The sheer variety, vigorous alternation (as within the voices of the beautifully sensitive choir here, coached and prepared by Benjamin Goodson, the parts often subdivided), and instrumental invention render this a work that rarely flags: the periodic clustering (essentially tonal) of the chorus is counterpointed by huge outbursts of indignation. Brass batters nerve-jarringly in places, or soothes in chorales or hymn-like interjections that inevitably call to mind Bach’s chorales.

A solo violin, tender or ecstatic, recurring often, indicates both eloquence and dexterity. It first surfaces in the initial soprano solo (Mary Bevan), a setting of the Tudor poet Robert Southwell, 1561-95, whose tender poetry (“The Burning Babe”) reappears in the next soprano solo. Indeed, as in Britten’s War Requiem and works by other composers since, MacMillan incorporates, especially for his two soloists, settings of mystic or nativity-related poetry. Thus he pairs the two soloists, in music both aching and passionate, in one of the most dramatic and in a sense terrifying passages, in which the choir’s serenity calls into question the fierceness of the main word setting.

The baritone — Christopher Maltman on shatteringly powerful form, personifying evil when Herod’s vitriol is contrasted with the Babe’s blamelessness — has his own extended solos or “arias”: a poem of John Donne and later the whole of Milton’s “On the Morning of Christ’s Nativity”. Here, MacMillan’s finessed structuring is vital in its effect. Passages of monody — sometimes one ominous repeated note in choir or orchestra — can be violent or joyous.

Variety is a crucial ingredient. In the oratorio’s two hefty halves, MacMillan pens music as vigorously dancing as, say, Leonard Bernstein’s, or Zoltán Kodály’s. But, big noises aside, MacMillan confirms how skilled he is in the use of affecting reduced textures, with solo instruments often magically exposed: incredible delicacy that evokes intense wonder (as at “ut animalia viderent”).

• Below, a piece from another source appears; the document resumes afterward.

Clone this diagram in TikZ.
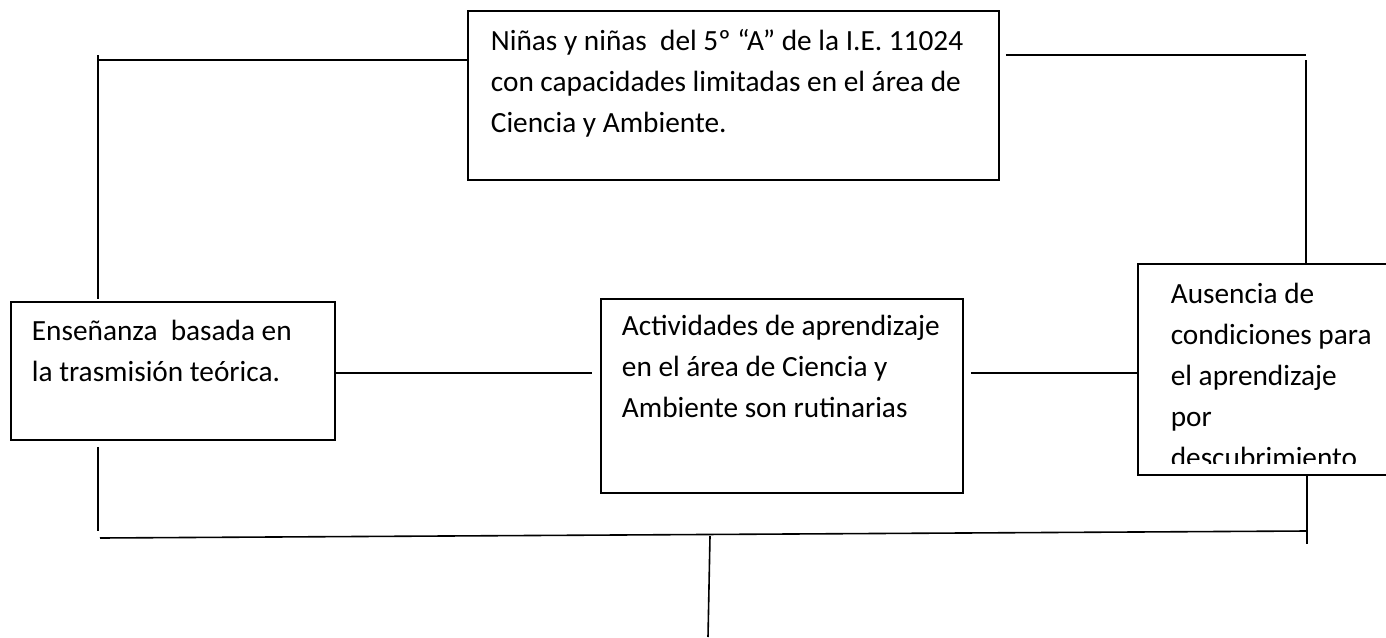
\documentclass[tikz,border=0pt]{standalone}
\usepackage{fontspec}
\setmainfont{Carlito}
\newcommand\boxtxt[5]{\parbox[t][#2][t]{#1}{\fontsize{29.3pt}{41pt}\selectfont\raggedright\leftskip=#3\relax\rule{0pt}{#4}#5}}
\begin{document}
\begin{tikzpicture}[x=1pt,y=-1pt,
  boxst/.style={draw=black, line width=1.8pt, inner sep=0pt, anchor=north west},
  conn/.style={draw=black, line width=1.6pt}]
\useasboundingbox (0,0) rectangle (1386,637);
% boxes
\node[boxst] (tb) at (467,10) {\boxtxt{531pt}{169pt}{23pt}{40pt}{Niñas y niñas\ \ del 5º “A” de la I.E. 11024\\con capacidades limitadas en el área de\\Ciencia y Ambiente.}};
\node[boxst] (lb) at (10,301) {\boxtxt{324pt}{138pt}{21pt}{39pt}{Enseñanza\ \ basada en\\la trasmisión teórica.}};
\node[boxst] (mb) at (600,298) {\boxtxt{362pt}{194pt}{21pt}{37pt}{Actividades de aprendizaje\\en el área de Ciencia y\\Ambiente son rutinarias}};
\node[boxst, minimum width=262pt, minimum height=211pt, path picture={
  \clip (path picture bounding box.north west) rectangle ([yshift=11pt]path picture bounding box.south east);
  \node[anchor=north west, inner sep=0pt] at (path picture bounding box.north west) {\boxtxt{240pt}{211pt}{21pt}{39pt}{Ausencia de\\condiciones para\\el aprendizaje\\por\\descubrimiento}};
}] (rb) at (1137,263) {};
% connectors
\coordinate (tl) at (98,55);
\coordinate (th) at (98,60);
\draw[conn] (th) -- (th -| tb.west);
\draw[conn] (tl) -- ([yshift=2pt]tl |- lb.north);
\coordinate (tr) at (1306,55);
\coordinate (trv) at (1306,60);
\draw[conn] ([xshift=6pt]tb.east |- tr) -- (tr);
\draw[conn] (trv) -- (trv |- rb.north);
\coordinate (cy) at (0,373);
\draw[conn] (lb.east |- cy) -- ([xshift=-8pt]mb.west |- cy);
\draw[conn] ([xshift=7pt]mb.east |- cy) -- (rb.west |- cy);
\coordinate (lv) at (98,531);
\draw[conn] ([yshift=-6pt]lb.south -| lv) -- (lv);
\coordinate (bl) at (100,538);
\coordinate (br) at (1307,531);
\draw[conn] (bl) -- (br);
\coordinate (rv) at (1307,544);
\draw[conn] (rb.south -| rv) -- (rv);
\coordinate (st) at (710,536);
\coordinate (sb) at (708,637);
\draw[conn] (st) -- (sb);
\end{tikzpicture}
\end{document}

As mentioned in the Netherlands Radio coverage (the work was ultimately commissioned for the Dutch NTR Saturday Matinée series), the choral writing is not without the occasional challenge. But a couple of hearings are enough to yield the conviction that choral societies anywhere could take this up in future; and their well-practised choruses would have no problem in mastering all aspects of an exciting work. Any conflict with a regular Christmas Messiah might easily be overcome by skilled seasonal planning.